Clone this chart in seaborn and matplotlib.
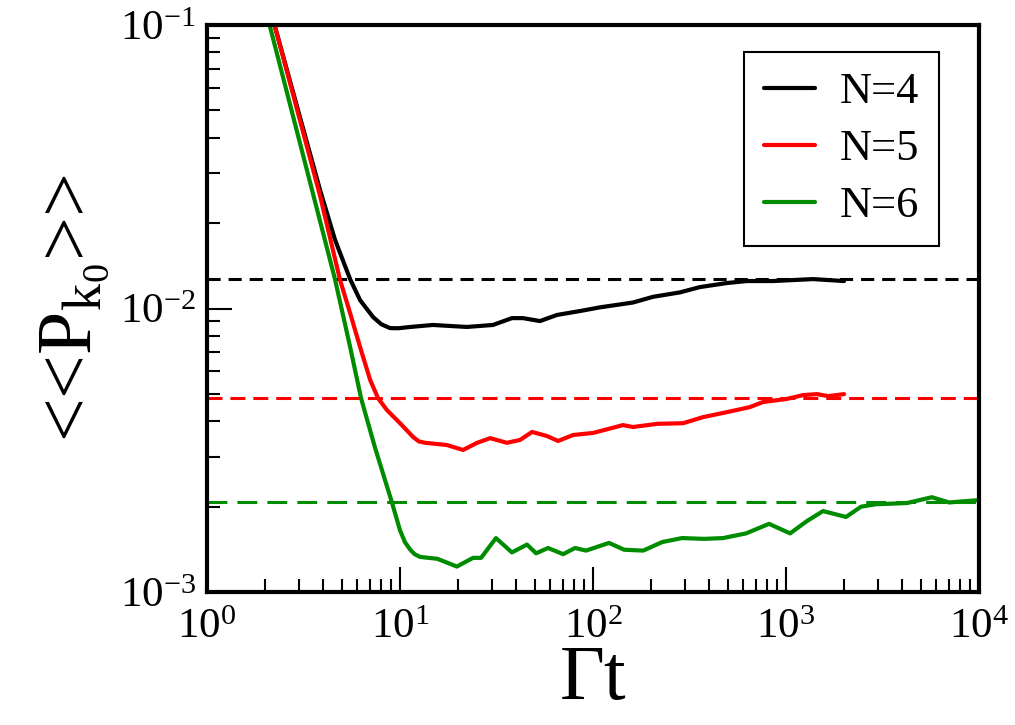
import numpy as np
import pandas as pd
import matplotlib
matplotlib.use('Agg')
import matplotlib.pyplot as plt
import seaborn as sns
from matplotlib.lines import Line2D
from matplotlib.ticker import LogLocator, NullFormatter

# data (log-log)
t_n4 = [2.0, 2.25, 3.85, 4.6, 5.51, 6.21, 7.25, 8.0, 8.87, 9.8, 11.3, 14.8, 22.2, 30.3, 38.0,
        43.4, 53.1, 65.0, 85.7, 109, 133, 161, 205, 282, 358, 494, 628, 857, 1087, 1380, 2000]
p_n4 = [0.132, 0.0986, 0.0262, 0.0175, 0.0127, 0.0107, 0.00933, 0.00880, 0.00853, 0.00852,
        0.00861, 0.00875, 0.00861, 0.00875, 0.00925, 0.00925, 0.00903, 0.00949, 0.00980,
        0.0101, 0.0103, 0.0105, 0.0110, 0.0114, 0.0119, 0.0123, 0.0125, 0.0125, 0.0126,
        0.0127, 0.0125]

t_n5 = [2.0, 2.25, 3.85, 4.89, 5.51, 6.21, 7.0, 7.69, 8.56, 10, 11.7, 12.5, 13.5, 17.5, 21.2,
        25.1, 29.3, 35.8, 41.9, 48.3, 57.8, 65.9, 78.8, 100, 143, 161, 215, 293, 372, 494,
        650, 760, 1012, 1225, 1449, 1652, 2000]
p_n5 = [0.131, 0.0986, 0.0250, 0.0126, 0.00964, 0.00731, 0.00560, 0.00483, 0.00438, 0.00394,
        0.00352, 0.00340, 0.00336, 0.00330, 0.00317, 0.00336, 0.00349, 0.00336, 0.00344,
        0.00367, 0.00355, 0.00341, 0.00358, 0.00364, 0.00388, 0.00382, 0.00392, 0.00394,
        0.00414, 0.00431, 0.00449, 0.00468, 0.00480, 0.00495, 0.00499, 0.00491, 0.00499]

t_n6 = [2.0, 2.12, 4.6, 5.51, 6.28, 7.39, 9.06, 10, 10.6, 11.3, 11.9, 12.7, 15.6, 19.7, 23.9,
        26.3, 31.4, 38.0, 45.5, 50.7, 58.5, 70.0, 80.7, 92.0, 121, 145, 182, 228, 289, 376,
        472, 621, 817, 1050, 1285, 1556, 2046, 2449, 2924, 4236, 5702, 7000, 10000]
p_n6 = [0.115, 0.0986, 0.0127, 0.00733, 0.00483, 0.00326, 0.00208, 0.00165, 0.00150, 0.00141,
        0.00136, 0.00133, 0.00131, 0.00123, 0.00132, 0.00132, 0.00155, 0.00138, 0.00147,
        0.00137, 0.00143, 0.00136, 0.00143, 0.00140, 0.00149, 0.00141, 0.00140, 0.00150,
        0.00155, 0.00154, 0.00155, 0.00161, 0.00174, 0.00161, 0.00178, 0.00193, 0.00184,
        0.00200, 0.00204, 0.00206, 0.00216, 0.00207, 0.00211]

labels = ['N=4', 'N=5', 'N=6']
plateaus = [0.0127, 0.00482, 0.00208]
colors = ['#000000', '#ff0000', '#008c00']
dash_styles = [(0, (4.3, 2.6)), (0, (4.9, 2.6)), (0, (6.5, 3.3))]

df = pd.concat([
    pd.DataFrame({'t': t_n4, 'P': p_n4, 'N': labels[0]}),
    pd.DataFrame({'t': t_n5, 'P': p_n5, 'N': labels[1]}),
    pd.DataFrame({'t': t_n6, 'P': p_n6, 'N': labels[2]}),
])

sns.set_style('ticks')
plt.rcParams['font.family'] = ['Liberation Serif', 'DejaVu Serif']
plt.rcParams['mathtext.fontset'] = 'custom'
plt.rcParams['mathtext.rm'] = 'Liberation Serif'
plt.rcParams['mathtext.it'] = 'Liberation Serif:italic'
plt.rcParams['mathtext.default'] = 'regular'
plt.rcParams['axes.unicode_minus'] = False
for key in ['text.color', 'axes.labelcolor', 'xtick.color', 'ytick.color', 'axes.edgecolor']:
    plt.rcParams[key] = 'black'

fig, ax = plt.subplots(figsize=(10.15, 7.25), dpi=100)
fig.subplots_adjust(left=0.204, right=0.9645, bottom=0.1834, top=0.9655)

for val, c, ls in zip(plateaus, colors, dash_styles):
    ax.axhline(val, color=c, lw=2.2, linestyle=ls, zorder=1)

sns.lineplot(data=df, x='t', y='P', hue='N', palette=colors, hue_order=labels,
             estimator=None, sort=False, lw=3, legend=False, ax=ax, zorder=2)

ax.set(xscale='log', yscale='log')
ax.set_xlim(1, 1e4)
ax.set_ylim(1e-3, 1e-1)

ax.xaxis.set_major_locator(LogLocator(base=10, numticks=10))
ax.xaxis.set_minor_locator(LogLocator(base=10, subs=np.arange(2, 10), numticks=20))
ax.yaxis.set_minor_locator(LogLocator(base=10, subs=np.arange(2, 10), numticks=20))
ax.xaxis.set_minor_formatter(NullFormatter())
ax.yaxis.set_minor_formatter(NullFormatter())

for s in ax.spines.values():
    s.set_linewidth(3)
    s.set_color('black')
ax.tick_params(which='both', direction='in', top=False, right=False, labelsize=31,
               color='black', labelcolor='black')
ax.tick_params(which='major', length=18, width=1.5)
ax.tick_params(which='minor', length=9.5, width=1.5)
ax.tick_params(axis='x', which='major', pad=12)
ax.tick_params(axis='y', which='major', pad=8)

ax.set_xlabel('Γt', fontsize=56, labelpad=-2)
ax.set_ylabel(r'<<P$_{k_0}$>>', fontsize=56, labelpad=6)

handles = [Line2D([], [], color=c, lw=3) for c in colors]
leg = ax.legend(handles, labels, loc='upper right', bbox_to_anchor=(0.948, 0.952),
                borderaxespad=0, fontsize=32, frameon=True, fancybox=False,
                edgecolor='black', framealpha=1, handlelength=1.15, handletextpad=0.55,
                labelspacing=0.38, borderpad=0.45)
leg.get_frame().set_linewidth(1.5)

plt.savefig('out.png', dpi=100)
-=-=-
**STATED TASK**: Repeat, exactly and in full, each line from the start of the data to the line that contains "0.0127, 0.0125]". Pictures do not go in.

**COMPLETE OUTPUT**:
Clone this chart in seaborn and matplotlib.
import numpy as np
import pandas as pd
import matplotlib
matplotlib.use('Agg')
import matplotlib.pyplot as plt
import seaborn as sns
from matplotlib.lines import Line2D
from matplotlib.ticker import LogLocator, NullFormatter

# data (log-log)
t_n4 = [2.0, 2.25, 3.85, 4.6, 5.51, 6.21, 7.25, 8.0, 8.87, 9.8, 11.3, 14.8, 22.2, 30.3, 38.0,
        43.4, 53.1, 65.0, 85.7, 109, 133, 161, 205, 282, 358, 494, 628, 857, 1087, 1380, 2000]
p_n4 = [0.132, 0.0986, 0.0262, 0.0175, 0.0127, 0.0107, 0.00933, 0.00880, 0.00853, 0.00852,
        0.00861, 0.00875, 0.00861, 0.00875, 0.00925, 0.00925, 0.00903, 0.00949, 0.00980,
        0.0101, 0.0103, 0.0105, 0.0110, 0.0114, 0.0119, 0.0123, 0.0125, 0.0125, 0.0126,
        0.0127, 0.0125]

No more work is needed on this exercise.